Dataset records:
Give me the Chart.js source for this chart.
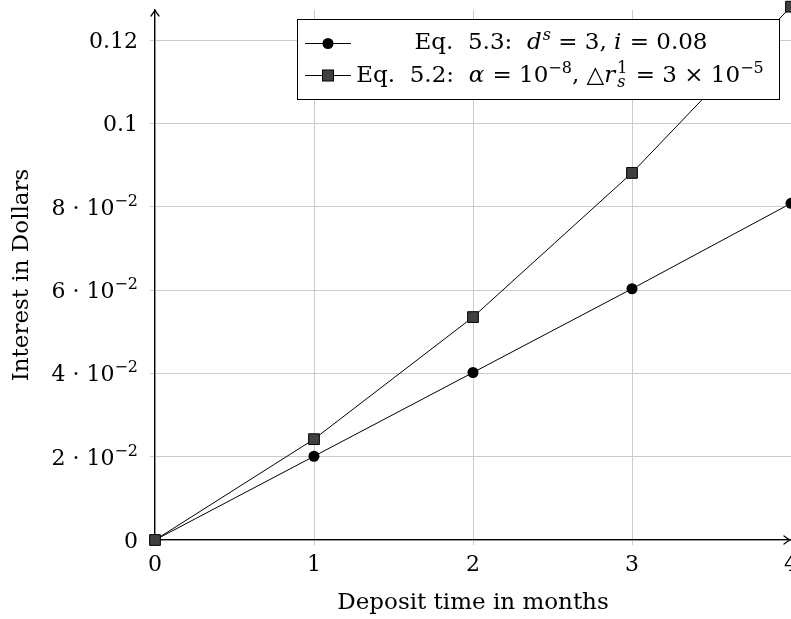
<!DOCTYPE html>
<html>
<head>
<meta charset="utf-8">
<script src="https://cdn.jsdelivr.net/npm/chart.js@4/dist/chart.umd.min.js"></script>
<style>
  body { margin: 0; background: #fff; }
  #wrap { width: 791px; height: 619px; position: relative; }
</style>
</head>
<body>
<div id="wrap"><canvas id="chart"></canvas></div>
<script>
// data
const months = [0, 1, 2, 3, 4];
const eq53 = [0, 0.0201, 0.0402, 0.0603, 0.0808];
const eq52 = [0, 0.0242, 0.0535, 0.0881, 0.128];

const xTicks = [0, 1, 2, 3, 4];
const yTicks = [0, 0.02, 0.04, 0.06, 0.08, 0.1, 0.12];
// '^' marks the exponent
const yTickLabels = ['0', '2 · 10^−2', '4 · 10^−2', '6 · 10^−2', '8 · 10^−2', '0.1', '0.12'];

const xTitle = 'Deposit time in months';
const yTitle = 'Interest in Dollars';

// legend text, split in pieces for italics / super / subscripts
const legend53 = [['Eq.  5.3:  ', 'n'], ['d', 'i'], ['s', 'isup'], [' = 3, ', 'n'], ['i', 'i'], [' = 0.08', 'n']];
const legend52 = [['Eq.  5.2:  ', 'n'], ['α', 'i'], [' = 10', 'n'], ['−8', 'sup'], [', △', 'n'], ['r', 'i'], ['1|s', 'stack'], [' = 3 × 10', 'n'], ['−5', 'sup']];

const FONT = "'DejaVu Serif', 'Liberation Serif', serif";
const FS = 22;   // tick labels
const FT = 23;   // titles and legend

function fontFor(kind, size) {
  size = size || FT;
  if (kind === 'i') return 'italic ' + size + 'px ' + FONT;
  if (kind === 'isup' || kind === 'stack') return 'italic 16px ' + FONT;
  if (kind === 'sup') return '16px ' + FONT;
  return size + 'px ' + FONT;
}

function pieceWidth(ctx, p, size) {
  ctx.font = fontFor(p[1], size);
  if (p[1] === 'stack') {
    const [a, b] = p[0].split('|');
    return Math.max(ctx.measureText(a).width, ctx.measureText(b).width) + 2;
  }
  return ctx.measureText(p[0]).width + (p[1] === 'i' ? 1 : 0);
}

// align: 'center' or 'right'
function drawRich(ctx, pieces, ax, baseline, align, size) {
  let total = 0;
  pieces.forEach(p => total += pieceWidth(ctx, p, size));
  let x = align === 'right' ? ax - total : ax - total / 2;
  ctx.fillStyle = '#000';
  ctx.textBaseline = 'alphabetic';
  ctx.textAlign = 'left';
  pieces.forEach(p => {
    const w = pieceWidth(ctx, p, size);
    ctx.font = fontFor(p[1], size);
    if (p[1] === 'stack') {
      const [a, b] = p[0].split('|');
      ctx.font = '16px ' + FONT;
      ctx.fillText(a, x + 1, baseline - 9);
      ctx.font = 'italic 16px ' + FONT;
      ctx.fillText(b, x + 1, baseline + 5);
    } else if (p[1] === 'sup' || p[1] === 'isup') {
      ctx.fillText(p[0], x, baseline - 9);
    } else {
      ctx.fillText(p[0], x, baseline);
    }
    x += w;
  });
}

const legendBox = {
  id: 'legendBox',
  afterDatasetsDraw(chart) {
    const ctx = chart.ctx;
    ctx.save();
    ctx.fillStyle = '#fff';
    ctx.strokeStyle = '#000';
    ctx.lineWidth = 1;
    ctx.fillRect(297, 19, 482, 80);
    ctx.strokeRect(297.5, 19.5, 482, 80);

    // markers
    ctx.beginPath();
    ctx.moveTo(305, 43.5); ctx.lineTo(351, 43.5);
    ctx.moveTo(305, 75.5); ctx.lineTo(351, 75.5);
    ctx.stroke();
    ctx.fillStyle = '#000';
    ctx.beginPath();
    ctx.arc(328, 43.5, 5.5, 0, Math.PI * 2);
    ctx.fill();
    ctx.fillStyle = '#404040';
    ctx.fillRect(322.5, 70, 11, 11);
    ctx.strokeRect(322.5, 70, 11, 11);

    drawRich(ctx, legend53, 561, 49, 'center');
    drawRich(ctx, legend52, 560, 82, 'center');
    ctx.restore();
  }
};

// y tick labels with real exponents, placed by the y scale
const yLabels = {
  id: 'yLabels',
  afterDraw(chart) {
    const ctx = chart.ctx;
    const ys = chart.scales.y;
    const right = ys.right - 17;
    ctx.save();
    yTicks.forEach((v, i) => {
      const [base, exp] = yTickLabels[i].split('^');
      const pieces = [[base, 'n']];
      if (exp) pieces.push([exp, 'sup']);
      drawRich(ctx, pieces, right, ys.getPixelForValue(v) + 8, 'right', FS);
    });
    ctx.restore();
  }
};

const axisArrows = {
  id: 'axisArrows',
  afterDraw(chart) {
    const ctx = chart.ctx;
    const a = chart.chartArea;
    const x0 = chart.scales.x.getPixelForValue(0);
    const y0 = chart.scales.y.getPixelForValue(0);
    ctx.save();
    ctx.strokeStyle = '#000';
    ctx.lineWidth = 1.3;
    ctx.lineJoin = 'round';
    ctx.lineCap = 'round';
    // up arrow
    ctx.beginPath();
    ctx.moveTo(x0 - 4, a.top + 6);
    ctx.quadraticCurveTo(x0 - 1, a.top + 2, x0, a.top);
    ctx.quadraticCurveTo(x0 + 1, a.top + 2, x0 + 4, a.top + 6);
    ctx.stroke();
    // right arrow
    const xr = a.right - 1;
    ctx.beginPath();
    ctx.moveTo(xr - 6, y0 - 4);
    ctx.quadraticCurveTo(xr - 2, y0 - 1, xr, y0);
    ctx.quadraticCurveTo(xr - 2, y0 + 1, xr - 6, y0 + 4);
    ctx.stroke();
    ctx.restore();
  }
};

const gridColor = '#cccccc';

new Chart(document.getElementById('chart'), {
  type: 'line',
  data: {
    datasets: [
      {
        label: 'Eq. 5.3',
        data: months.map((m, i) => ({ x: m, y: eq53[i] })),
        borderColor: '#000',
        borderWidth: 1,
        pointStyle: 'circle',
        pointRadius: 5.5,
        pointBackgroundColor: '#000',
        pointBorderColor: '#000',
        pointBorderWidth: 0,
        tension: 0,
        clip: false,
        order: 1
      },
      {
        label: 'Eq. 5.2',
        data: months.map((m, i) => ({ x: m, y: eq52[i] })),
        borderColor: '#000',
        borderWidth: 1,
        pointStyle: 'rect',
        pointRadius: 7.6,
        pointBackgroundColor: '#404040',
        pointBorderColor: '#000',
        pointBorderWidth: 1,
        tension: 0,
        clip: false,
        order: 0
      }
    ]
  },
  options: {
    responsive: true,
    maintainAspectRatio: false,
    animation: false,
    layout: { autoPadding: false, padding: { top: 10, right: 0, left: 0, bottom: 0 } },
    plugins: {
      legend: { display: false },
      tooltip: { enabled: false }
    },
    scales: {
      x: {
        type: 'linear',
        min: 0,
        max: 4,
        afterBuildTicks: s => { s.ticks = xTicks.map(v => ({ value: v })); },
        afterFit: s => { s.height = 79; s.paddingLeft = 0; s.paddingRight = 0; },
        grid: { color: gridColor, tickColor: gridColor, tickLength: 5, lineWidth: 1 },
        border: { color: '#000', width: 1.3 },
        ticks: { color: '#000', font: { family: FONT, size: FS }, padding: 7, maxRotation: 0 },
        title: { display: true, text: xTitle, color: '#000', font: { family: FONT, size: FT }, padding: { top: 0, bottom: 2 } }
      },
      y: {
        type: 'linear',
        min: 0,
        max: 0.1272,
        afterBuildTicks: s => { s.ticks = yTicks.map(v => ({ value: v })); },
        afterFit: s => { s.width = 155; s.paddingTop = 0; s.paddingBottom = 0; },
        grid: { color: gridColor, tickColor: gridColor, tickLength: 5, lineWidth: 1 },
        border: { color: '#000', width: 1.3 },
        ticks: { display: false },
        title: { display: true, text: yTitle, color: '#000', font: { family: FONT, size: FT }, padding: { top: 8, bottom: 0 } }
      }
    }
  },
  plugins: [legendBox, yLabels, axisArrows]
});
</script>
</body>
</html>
--
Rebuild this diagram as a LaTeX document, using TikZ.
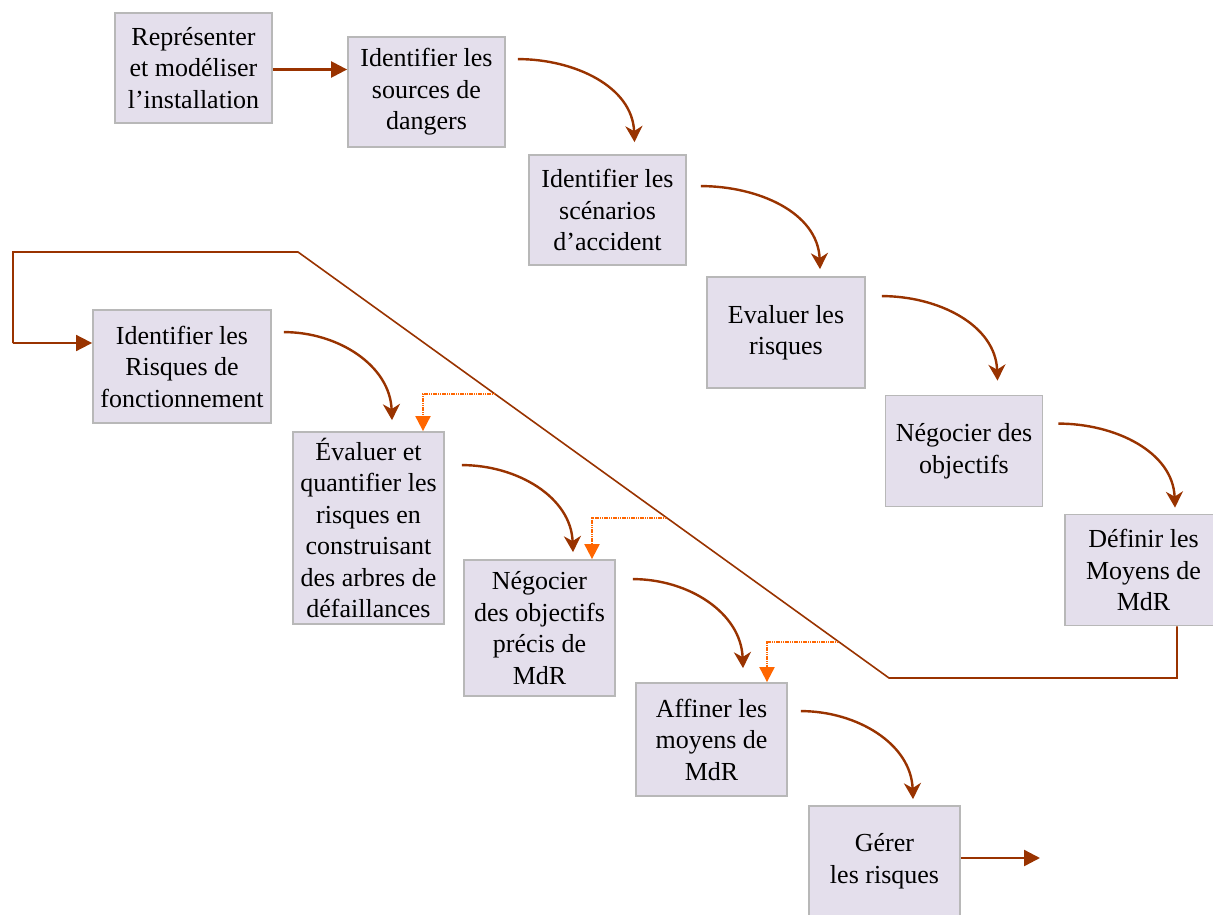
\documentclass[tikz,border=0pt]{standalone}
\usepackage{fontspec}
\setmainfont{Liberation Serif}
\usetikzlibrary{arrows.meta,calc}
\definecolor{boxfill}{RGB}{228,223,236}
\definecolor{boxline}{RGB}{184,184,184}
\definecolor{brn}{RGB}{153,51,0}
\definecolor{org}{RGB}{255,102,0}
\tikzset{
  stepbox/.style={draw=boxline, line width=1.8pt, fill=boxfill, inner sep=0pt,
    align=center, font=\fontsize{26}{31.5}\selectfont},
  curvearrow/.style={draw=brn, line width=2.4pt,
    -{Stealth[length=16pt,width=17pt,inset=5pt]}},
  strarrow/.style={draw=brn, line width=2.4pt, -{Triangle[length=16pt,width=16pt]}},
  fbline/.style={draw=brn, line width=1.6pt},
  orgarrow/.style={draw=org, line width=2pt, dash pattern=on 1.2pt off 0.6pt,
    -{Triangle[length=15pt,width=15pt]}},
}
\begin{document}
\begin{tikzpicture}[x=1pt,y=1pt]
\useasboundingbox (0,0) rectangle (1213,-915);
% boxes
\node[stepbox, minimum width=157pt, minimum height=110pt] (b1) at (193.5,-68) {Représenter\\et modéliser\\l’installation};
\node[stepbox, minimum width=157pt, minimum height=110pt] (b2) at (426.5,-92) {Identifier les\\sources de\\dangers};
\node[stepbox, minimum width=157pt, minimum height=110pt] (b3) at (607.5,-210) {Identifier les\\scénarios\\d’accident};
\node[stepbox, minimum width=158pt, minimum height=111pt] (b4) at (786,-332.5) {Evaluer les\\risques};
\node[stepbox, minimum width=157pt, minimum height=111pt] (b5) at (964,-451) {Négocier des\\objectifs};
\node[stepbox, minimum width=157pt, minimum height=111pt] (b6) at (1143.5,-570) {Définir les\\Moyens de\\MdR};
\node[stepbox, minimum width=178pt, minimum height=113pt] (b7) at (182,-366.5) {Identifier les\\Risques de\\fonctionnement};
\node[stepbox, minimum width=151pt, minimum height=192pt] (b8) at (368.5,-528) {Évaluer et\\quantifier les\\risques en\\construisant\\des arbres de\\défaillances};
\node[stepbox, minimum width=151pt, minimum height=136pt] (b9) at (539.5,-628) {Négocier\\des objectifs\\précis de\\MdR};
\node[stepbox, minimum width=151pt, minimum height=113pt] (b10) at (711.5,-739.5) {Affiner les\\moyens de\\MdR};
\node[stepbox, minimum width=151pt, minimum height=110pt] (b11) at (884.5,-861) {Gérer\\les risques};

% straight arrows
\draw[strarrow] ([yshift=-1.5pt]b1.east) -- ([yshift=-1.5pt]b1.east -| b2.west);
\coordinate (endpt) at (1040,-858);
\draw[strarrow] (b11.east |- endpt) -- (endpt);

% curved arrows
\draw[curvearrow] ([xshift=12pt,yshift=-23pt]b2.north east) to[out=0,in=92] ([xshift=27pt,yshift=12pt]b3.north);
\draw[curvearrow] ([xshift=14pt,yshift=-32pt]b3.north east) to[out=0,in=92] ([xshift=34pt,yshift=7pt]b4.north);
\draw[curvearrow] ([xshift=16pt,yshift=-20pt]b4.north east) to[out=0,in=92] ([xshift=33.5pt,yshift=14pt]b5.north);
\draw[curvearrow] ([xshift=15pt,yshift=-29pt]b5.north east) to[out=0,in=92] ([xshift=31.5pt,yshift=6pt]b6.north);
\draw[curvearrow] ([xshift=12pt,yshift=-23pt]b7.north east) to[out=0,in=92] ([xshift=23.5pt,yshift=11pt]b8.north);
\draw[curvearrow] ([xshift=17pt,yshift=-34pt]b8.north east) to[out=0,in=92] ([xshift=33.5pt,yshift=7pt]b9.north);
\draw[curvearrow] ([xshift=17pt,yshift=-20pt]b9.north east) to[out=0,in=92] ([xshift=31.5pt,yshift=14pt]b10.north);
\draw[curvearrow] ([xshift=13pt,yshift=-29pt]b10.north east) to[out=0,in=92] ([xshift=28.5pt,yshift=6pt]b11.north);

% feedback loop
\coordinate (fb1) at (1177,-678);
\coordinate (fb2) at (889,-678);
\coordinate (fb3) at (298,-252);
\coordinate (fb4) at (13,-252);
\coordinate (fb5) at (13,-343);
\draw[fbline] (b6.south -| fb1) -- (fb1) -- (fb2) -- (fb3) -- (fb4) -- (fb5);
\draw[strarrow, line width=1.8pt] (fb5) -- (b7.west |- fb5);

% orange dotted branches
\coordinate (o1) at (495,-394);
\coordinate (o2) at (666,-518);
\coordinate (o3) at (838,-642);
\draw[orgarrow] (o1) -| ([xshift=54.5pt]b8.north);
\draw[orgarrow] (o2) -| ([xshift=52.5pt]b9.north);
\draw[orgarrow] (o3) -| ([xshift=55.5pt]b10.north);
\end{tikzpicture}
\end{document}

WRITTEN TASK »
Gather all lines where the word "this" appears.

RESULT OF THE EXERCISE »
Give me the Chart.js source for this chart.
Rebuild this diagram as a LaTeX document, using TikZ.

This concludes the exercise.